Peggy Antrobus (born 1935) is a feminist activist, author, and scholar from the Caribbean. She served as Advisor on Women's Affairs to the government of Jamaica, and as United Nations advisor to the Barbados Ministry of Social Transformation. She is a founder member of several feminist organisations, including the Caribbean Association for Feminist Research and Action (CAFRA), the global South feminist network Development Alternatives with Women for a New Era (DAWN), and the International Gender and Trade Network (IGTN). She is the author of The Global Women's Movement: Origins, Issues and Strategies (Zed Books, 2004).

==Childhood and education==
Antrobus was born in Grenada in 1935. She studied in St. Lucia at St. Joseph's Convent and later at the St. Vincent Girl's High School. She did her bachelor's in economics at Bristol University in 1954, and went on to receive a professional certificate in social work at the University of Birmingham, United Kingdom. She completed her doctorate in education at the University of Massachusetts, Amherst in 1998.

==Career==
Antrobus was appointed the advisor on Women's Affairs to the government of Jamaica in 1974. According to Michelle Rowley, associate professor of women's studies at the University of Maryland, this was the beginning of Antrobus' feminist consciousness. In 1987, she set up the Women and Development Unit (WAND) at the University of the West Indies (UWI) and was its head until she retired in 1995.
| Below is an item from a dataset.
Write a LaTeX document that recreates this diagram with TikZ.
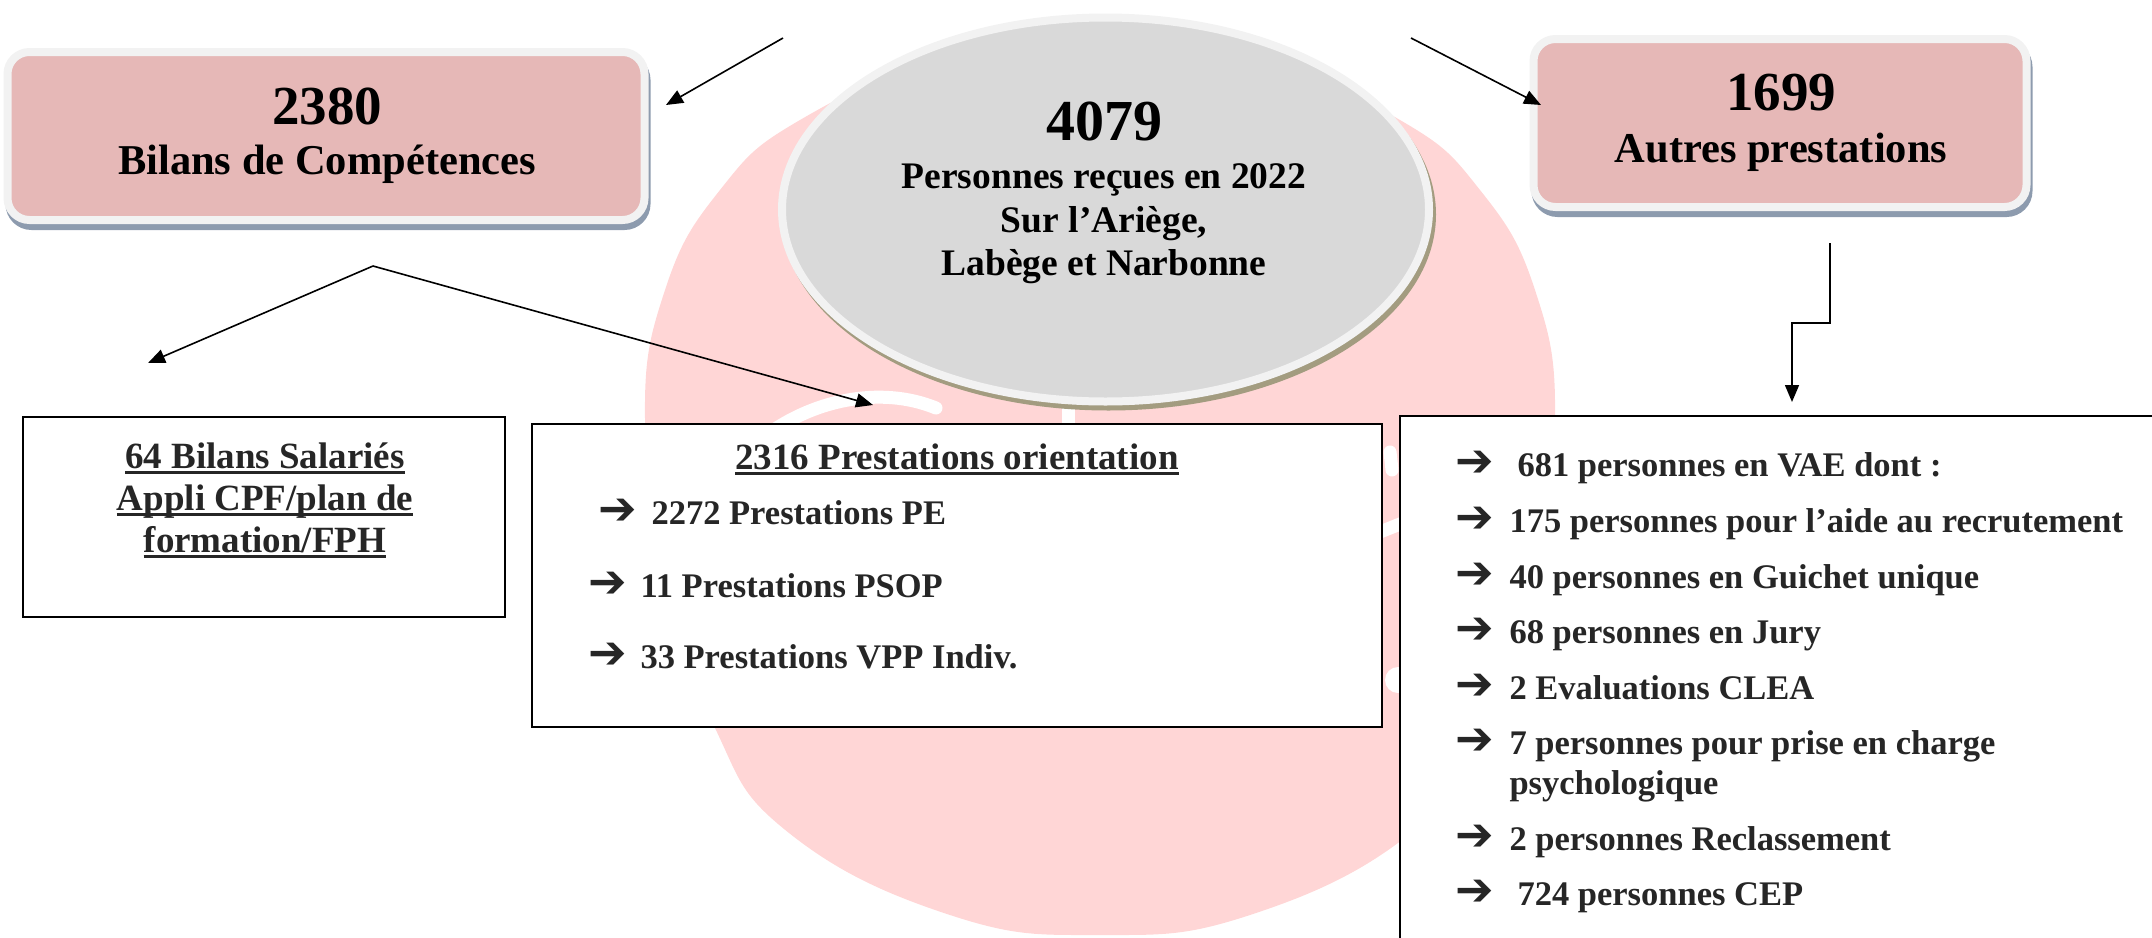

With other Caribbean activists, artists, and scholars like Honor Ford-Smith, Sonia Cuales, Cynthia Ellis, Joan French, Rhoda Reddock, and Rawwida Baksh-Soodeen, Antrobus set up the Caribbean Association for Feminist Research and Action (CAFRA), in 1985. She was also a founder member of Development Alternatives for Women in a New Era (DAWN) and functioned as the organization's general coordinator for the from 1990 to 1996.

With many other leading feminists and women's rights activists of the time, Peggy Antrobus was deeply involved in the UN World Conferences on Women, including the first at Mexico City in 1975. US feminist and author Charlotte Bunch, quotes Antrobus as saying, about this inaugural international gathering of women: "It was within this context that women from around the world first encountered each other in a sustained and ever-deepening process....[that] was to nurture and expand this movement in a way that not even its strongest protagonists could have imagined."

==Writing==
Peggy Antrobus authored an analytical and historical overview of global feminism and the international women's movement in her book, The Global Women's Movement: Origins, Issues and Strategies (Zed Books, 2004). She contributed an essay to Robin Morgan's anthology, Sisterhood is Global: The International Women's Movement Anthology (Anchor Press/Doubleday, 1984).